-------- Records provided
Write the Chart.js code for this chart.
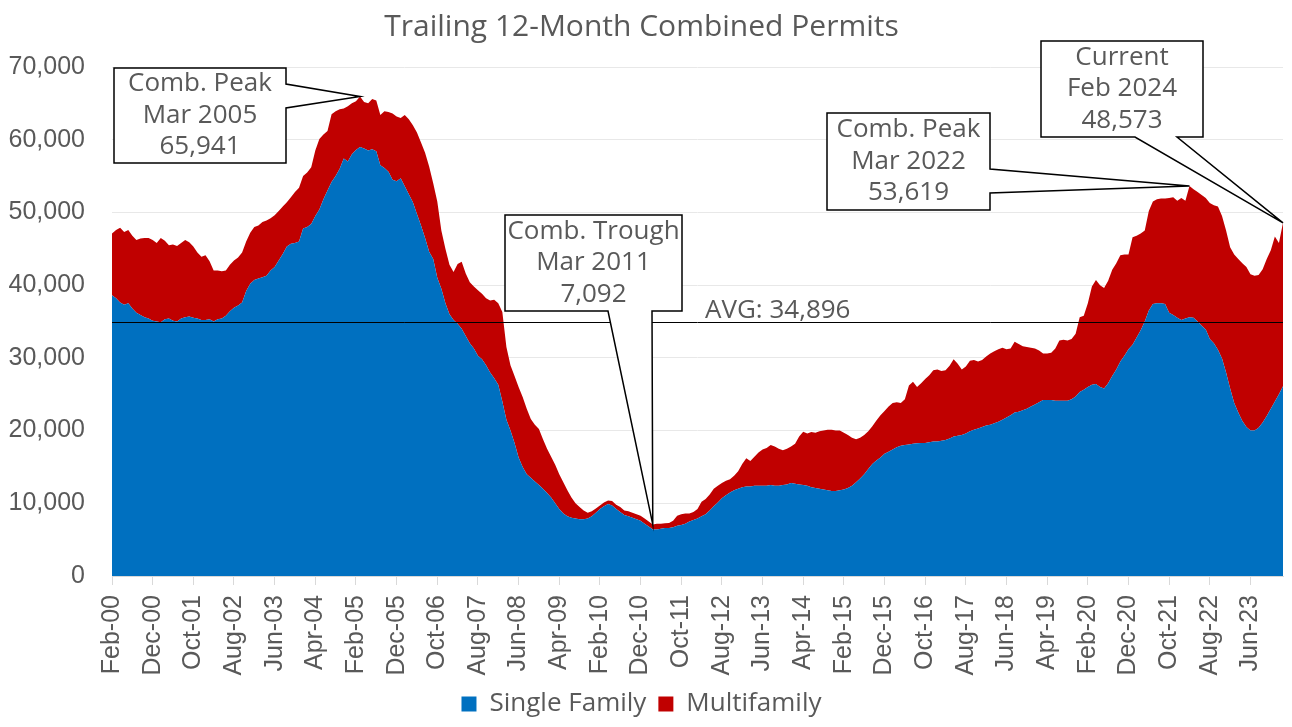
<!DOCTYPE html>
<html>
<head>
<meta charset="utf-8">
<title>Trailing 12-Month Combined Permits</title>
<script src="https://cdn.jsdelivr.net/npm/chart.js@4.4.1/dist/chart.umd.min.js"></script>
<style>
  html, body { margin: 0; padding: 0; background: #fff; }
  #wrap { width: 1292px; height: 727px; }
</style>
</head>
<body>
<div id="wrap"><canvas id="chart" width="1292" height="727"></canvas></div>
<script>
// monthly trailing 12-month permits, Feb-00 .. Feb-24
const singleFamily = [
  38600, 38200, 37600, 37300, 37500, 36800, 36200, 35900, 35600, 35400,
  35100, 35000, 34900, 35300, 35400, 35100, 35000, 35400, 35600, 35700,
  35500, 35400, 35200, 35200, 35300, 35000, 35300, 35400, 35800, 36400,
  36900, 37200, 37600, 39200, 40200, 40700, 40900, 41100, 41300, 42000,
  42500, 43400, 44300, 45300, 45700, 45800, 46000, 47800, 48000, 48400,
  49500, 50400, 51800, 53000, 54200, 55000, 56000, 57400, 57000, 58000,
  58600, 59000, 58800, 58500, 58700, 58400, 56500, 56100, 55600, 54500,
  54300, 54700, 53600, 52500, 51400, 49800, 48200, 46500, 44600, 43600,
  41000, 39500, 37500, 36000, 35200, 34700, 34000, 33000, 32000, 31300,
  30300, 29800, 29000, 28000, 27200, 26300, 24000, 21500, 20000, 18300,
  16300, 15000, 14000, 13500, 13000, 12500, 12000, 11400, 10800, 10000,
  9200, 8600, 8200, 8000, 7900, 7800, 7800, 7900, 8200, 8700,
  9200, 9600, 9900, 9700, 9200, 8800, 8400, 8200, 8000, 7800,
  7600, 7200, 6800, 6400, 6400, 6500, 6600, 6600, 6700, 6900,
  7000, 7200, 7500, 7700, 7900, 8200, 8500, 9000, 9600, 10100,
  10700, 11100, 11500, 11800, 12000, 12200, 12300, 12300, 12400, 12400,
  12400, 12400, 12500, 12400, 12400, 12500, 12600, 12800, 12700, 12600,
  12500, 12400, 12200, 12100, 12000, 11900, 11800, 11700, 11700, 11800,
  11900, 12100, 12400, 12900, 13400, 14000, 14700, 15400, 15900, 16300,
  16800, 17100, 17400, 17700, 17900, 18000, 18100, 18200, 18250, 18300,
  18300, 18400, 18500, 18500, 18600, 18700, 18900, 19200, 19300, 19400,
  19600, 19900, 20100, 20300, 20500, 20700, 20800, 21000, 21200, 21500,
  21800, 22100, 22500, 22600, 22800, 23000, 23300, 23600, 23900, 24200,
  24200, 24200, 24100, 24100, 24100, 24100, 24300, 24700, 25300, 25600,
  26000, 26300, 26400, 26000, 25800, 26500, 27500, 28400, 29500, 30300,
  31200, 31800, 32800, 33800, 35000, 36500, 37400, 37500, 37500, 37400,
  36200, 35900, 35500, 35200, 35400, 35600, 35500, 35000, 34400, 33900,
  32600, 32000, 31100, 29900, 28000, 25800, 23800, 22500, 21300, 20500,
  20000, 20000, 20400, 21100, 22000, 23000, 24000, 25000, 26100
];

const multifamily = [
  8500, 9400, 10300, 10000, 10100, 10000, 10000, 10500, 10900, 11100,
  11100, 10800, 11600, 10800, 10100, 10500, 10400, 10400, 10600, 10200,
  9800, 9100, 8700, 8900, 8000, 7000, 6700, 6500, 6200, 6400,
  6500, 6600, 6900, 6800, 7000, 7300, 7300, 7600, 7600, 7200,
  7100, 6800, 6500, 6100, 6400, 7000, 7400, 7200, 7500, 7800,
  9000, 9700, 8900, 8200, 9300, 8900, 8200, 6900, 7600, 7000,
  6700, 6941, 6400, 6500, 6900, 7000, 6900, 7800, 8200, 9100,
  8900, 8300, 9800, 10300, 10600, 11200, 11400, 11700, 11700, 10400,
  10500, 8000, 7500, 6800, 6600, 8200, 9200, 8600, 8400, 8500,
  9000, 9000, 9200, 9900, 10800, 11200, 12300, 10000, 9000, 9200,
  9700, 9600, 9000, 8100, 7800, 7700, 6800, 6100, 5600, 5300,
  4800, 4300, 3600, 2800, 2100, 1700, 1200, 800, 700, 600,
  500, 500, 500, 600, 600, 700, 600, 700, 700, 700,
  700, 700, 700, 692, 800, 700, 650, 700, 900, 1400,
  1500, 1400, 1100, 1100, 1300, 2000, 2100, 2200, 2400, 2300,
  2100, 2000, 1800, 2000, 2400, 3200, 3900, 3500, 4000, 4600,
  5000, 5200, 5500, 5400, 5100, 4800, 4900, 5000, 5500, 6600,
  7350, 7200, 7600, 7600, 7900, 8100, 8300, 8400, 8300, 8200,
  7800, 7300, 6600, 5900, 5600, 5400, 5200, 5200, 5500, 5800,
  5900, 6200, 6400, 6200, 5900, 6300, 8100, 8500, 7750, 8200,
  8800, 9200, 9800, 9900, 9600, 9600, 10000, 10600, 9900, 9000,
  9200, 9700, 9600, 9200, 9200, 9500, 9800, 9900, 10000, 9900,
  9400, 9200, 9700, 9300, 8800, 8500, 8100, 7700, 7100, 6400,
  6400, 6500, 7200, 8300, 8400, 8300, 8300, 8600, 10300, 10200,
  11500, 13500, 14300, 14000, 13800, 14100, 14600, 14600, 14600, 13900,
  13000, 14800, 14000, 13300, 12500, 13700, 14100, 14300, 14400, 14500,
  15800, 16200, 16100, 16800, 16200, 18019, 17700, 17800, 18000, 18100,
  18700, 19000, 19700, 19600, 19500, 19400, 20400, 21100, 21700, 22000,
  21500, 21300, 21000, 21100, 21600, 21800, 22700, 20800, 22473
];

const avgValue = 34896;

// month labels Feb-00 .. Feb-24, one label shown every 10 months
const monthNames = ['Jan', 'Feb', 'Mar', 'Apr', 'May', 'Jun', 'Jul', 'Aug', 'Sep', 'Oct', 'Nov', 'Dec'];
const categories = singleFamily.map((_, i) => {
    const m = 1 + i;
    return monthNames[m % 12] + '-' + String(2000 + Math.floor(m / 12)).slice(2);
});
const tickEvery = 10;

const callouts = [
    { index: 61, lines: ['Comb. Peak', 'Mar 2005', '65,941'] },
    { index: 133, lines: ['Comb. Trough', 'Mar 2011', '7,092'] },
    { index: 265, lines: ['Comb. Peak', 'Mar 2022', '53,619'] },
    { index: 288, lines: ['Current', 'Feb 2024', '48,573'] }
];

// where the callout boxes sit on the canvas, and where their pointer leaves the box
const calloutBoxes = [
    { x: 114, y: 68, w: 172, h: 95, side: 'right', a: 84, b: 108 },
    { x: 505, y: 215, w: 177, h: 96, side: 'bottom', a: 608, b: 652 },
    { x: 827, y: 113, w: 163, h: 97, side: 'right', a: 169, b: 193 },
    { x: 1041, y: 41, w: 162, h: 96, side: 'bottom', a: 1135, b: 1177 }
];

const textColor = '#595959';
const textFont = '"Open Sans", "Noto Sans", sans-serif';
const axisFont = '"Liberation Sans", Arial, sans-serif';

const overlayPlugin = {
    id: 'overlay',
    afterDatasetsDraw(chart) {
        const { ctx, chartArea, scales: { x, y } } = chart;
        ctx.save();

        // average line
        const ya = Math.round(y.getPixelForValue(avgValue)) + 0.5;
        ctx.strokeStyle = '#000';
        ctx.lineWidth = 1;
        ctx.beginPath();
        ctx.moveTo(chartArea.left, ya);
        ctx.lineTo(chartArea.right, ya);
        ctx.stroke();
        ctx.fillStyle = textColor;
        ctx.font = '26px ' + textFont;
        ctx.textAlign = 'left';
        ctx.textBaseline = 'alphabetic';
        ctx.fillText('AVG: ' + avgValue.toLocaleString('en-US'), 705, ya - 5);

        // callouts
        callouts.forEach((c, k) => {
            const b = calloutBoxes[k];
            const tx = x.getPixelForValue(c.index);
            const ty = y.getPixelForValue(singleFamily[c.index] + multifamily[c.index]);
            ctx.beginPath();
            ctx.moveTo(b.x, b.y);
            ctx.lineTo(b.x + b.w, b.y);
            if (b.side === 'right') {
                ctx.lineTo(b.x + b.w, b.a);
                ctx.lineTo(tx, ty);
                ctx.lineTo(b.x + b.w, b.b);
                ctx.lineTo(b.x + b.w, b.y + b.h);
                ctx.lineTo(b.x, b.y + b.h);
            } else {
                ctx.lineTo(b.x + b.w, b.y + b.h);
                ctx.lineTo(b.b, b.y + b.h);
                ctx.lineTo(tx, ty);
                ctx.lineTo(b.a, b.y + b.h);
                ctx.lineTo(b.x, b.y + b.h);
            }
            ctx.closePath();
            ctx.fillStyle = '#fff';
            ctx.fill();
            ctx.strokeStyle = '#000';
            ctx.lineWidth = 1.5;
            ctx.stroke();

            ctx.fillStyle = textColor;
            ctx.font = '26px ' + textFont;
            ctx.textAlign = 'center';
            ctx.textBaseline = 'middle';
            const cx = b.x + b.w / 2;
            const cy = b.y + b.h / 2;
            c.lines.forEach((line, j) => {
                ctx.fillText(line, cx, cy + (j - 1) * 31.5);
            });
        });

        ctx.restore();
    }
};

const ctx = document.getElementById('chart').getContext('2d');
new Chart(ctx, {
    type: 'line',
    data: {
        labels: categories,
        datasets: [
            {
                label: 'Single Family',
                data: singleFamily,
                fill: 'origin',
                backgroundColor: '#0070C0',
                borderColor: '#0070C0',
                borderWidth: 0,
                pointRadius: 0,
                tension: 0
            },
            {
                label: 'Multifamily',
                data: multifamily,
                fill: '-1',
                backgroundColor: '#C00000',
                borderColor: '#C00000',
                borderWidth: 0,
                pointRadius: 0,
                tension: 0
            }
        ]
    },
    options: {
        responsive: false,
        animation: false,
        events: [],
        layout: { padding: { left: 0, right: 9, top: 0, bottom: 0 } },
        plugins: {
            title: {
                display: true,
                text: 'Trailing 12-Month Combined Permits',
                color: textColor,
                font: { family: textFont, size: 30, weight: 'normal' },
                padding: { top: 9, bottom: 22 }
            },
            legend: {
                position: 'bottom',
                labels: {
                    boxWidth: 15,
                    boxHeight: 15,
                    padding: 12,
                    color: textColor,
                    font: { family: textFont, size: 26 }
                }
            },
            tooltip: { enabled: false }
        },
        scales: {
            x: {
                type: 'category',
                offset: false,
                grid: {
                    drawOnChartArea: false,
                    tickLength: 9,
                    color: c => (c.index % tickEvery === 0 ? '#d9d9d9' : 'rgba(0,0,0,0)')
                },
                border: { display: true, color: '#d9d9d9' },
                ticks: {
                    autoSkip: false,
                    minRotation: 90,
                    maxRotation: 90,
                    padding: 10,
                    color: textColor,
                    font: { family: axisFont, size: 25 },
                    callback: (v, i) => (i % tickEvery === 0 ? categories[i] : '')
                },
                afterFit: s => {
                    s.height = 103;
                    s.paddingLeft = 0;
                    s.paddingRight = 0;
                }
            },
            y: {
                stacked: true,
                min: 0,
                max: 70000,
                ticks: {
                    stepSize: 10000,
                    padding: 27,
                    color: textColor,
                    font: { family: axisFont, size: 25 },
                    callback: v => v.toLocaleString('en-US')
                },
                grid: { color: '#e8e8e8', drawTicks: false },
                border: { display: false },
                afterFit: s => { s.width = 112; }
            }
        }
    },
    plugins: [overlayPlugin]
});
</script>
</body>
</html>
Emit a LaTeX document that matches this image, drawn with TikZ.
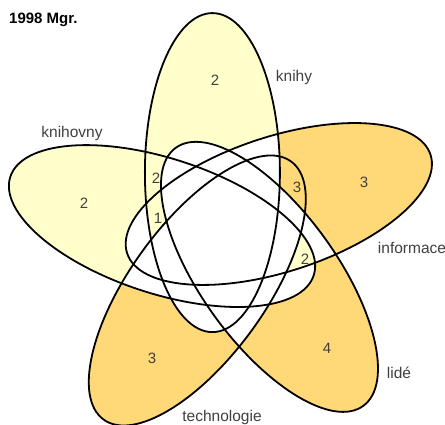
\documentclass[tikz,border=0pt]{standalone}
\usepackage{fontspec}
\setmainfont{Liberation Sans}
\definecolor{ylw}{HTML}{FFFFCC}
\definecolor{org}{HTML}{FFD878}
\definecolor{txt}{HTML}{404040}
\begin{document}
\begin{tikzpicture}[
  outline/.style={draw=black, line width=1.8pt},
  lbl/.style={text=txt, font=\fontsize{15.5}{18}\selectfont, inner sep=0pt},
  num/.style={text=txt, font=\fontsize{15}{17}\selectfont, inner sep=0pt},
  ttl/.style={text=black, font=\fontsize{15}{18}\selectfont\bfseries, inner sep=0pt, anchor=west},
]
% ellipse geometry (centre, rotation)
\def\eK{(-11.6pt,61.4pt) ellipse [x radius=67.5pt, y radius=159.5pt, rotate=0]}
\def\eI{(54.81pt,30.01pt) ellipse [x radius=67.5pt, y radius=159.5pt, rotate=-72]}
\def\eL{(45.48pt,-42.86pt) ellipse [x radius=67.5pt, y radius=159.5pt, rotate=-144]}
\def\eT{(-26.71pt,-56.49pt) ellipse [x radius=67.5pt, y radius=159.5pt, rotate=144]}
\def\eH{(-61.98pt,7.94pt) ellipse [x radius=67.5pt, y radius=159.5pt, rotate=72]}
\def\big{(-300pt,-300pt) rectangle (300pt,300pt)}
\def\rev{(-300pt,-300pt) -- (-300pt,300pt) -- (300pt,300pt) -- (300pt,-300pt) -- cycle}
\useasboundingbox (-224pt,-191pt) rectangle (221pt,234pt);
\fill[white] (-224pt,-191pt) rectangle (221pt,234pt);
% single-set fills
\fill[ylw] \eK;
\fill[ylw] \eH;
\fill[org] \eI;
\fill[org] \eL;
\fill[org] \eT;
% white out every pairwise overlap
\foreach \a/\b in {\eK/\eI,\eK/\eL,\eK/\eT,\eK/\eH,\eI/\eL,\eI/\eT,\eI/\eH,\eL/\eT,\eL/\eH,\eT/\eH}{
  \begin{scope}\clip \a; \fill[white] \b; \end{scope}
}
% region knihy & knihovny only (2)
\begin{scope}
  \clip \eK; \clip \eH;
  \clip \rev \eI; \clip \rev \eL; \clip \rev \eT;
  \fill[ylw] \big;
\end{scope}
% region knihy & informace & knihovny (1)
\begin{scope}
  \clip \eK; \clip \eI; \clip \eH;
  \clip \rev \eL; \clip \rev \eT;
  \fill[ylw] \big;
\end{scope}
% region informace & technologie (3)
\begin{scope}
  \clip \eI; \clip \eT;
  \clip \rev \eK; \clip \rev \eL; \clip \rev \eH;
  \fill[org] \big;
\end{scope}
% region informace & lide & knihovny (2)
\begin{scope}
  \clip \eI; \clip \eL; \clip \eH;
  \clip \rev \eK; \clip \rev \eT;
  \fill[ylw] \big;
\end{scope}
% outlines
\draw[outline] \eK;
\draw[outline] \eI;
\draw[outline] \eL;
\draw[outline] \eT;
\draw[outline] \eH;
% texts
\node[ttl] (title) at (-215pt,214pt) {1998 Mgr.};
\node[lbl] (knihy) at (70pt,157pt) {knihy};
\node[lbl] (knihovny) at (-152pt,101pt) {knihovny};
\node[lbl] (informace) at (188pt,-14pt) {informace};
\node[lbl] (lide) at (175pt,-139pt) {lidé};
\node[lbl] (technologie) at (-2pt,-183pt) {technologie};
\node[num] (nK) at (-9pt,154pt) {2};
\node[num] (nH) at (-140pt,31pt) {2};
\node[num] (nI) at (140pt,52pt) {3};
\node[num] (nL) at (103pt,-114pt) {4};
\node[num] (nT) at (-72pt,-124pt) {3};
\node[num] (nKH) at (-68pt,56pt) {2};
\node[num] (nKIH) at (-66pt,16pt) {1};
\node[num] (nIT) at (73pt,47pt) {3};
\node[num] (nILH) at (81pt,-25pt) {2};
\end{tikzpicture}
\end{document}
----------------
▶ Task directions:
In the entries above, find the lines containing the word "this" and say how many there are, with no other words.

▶ Reply:
2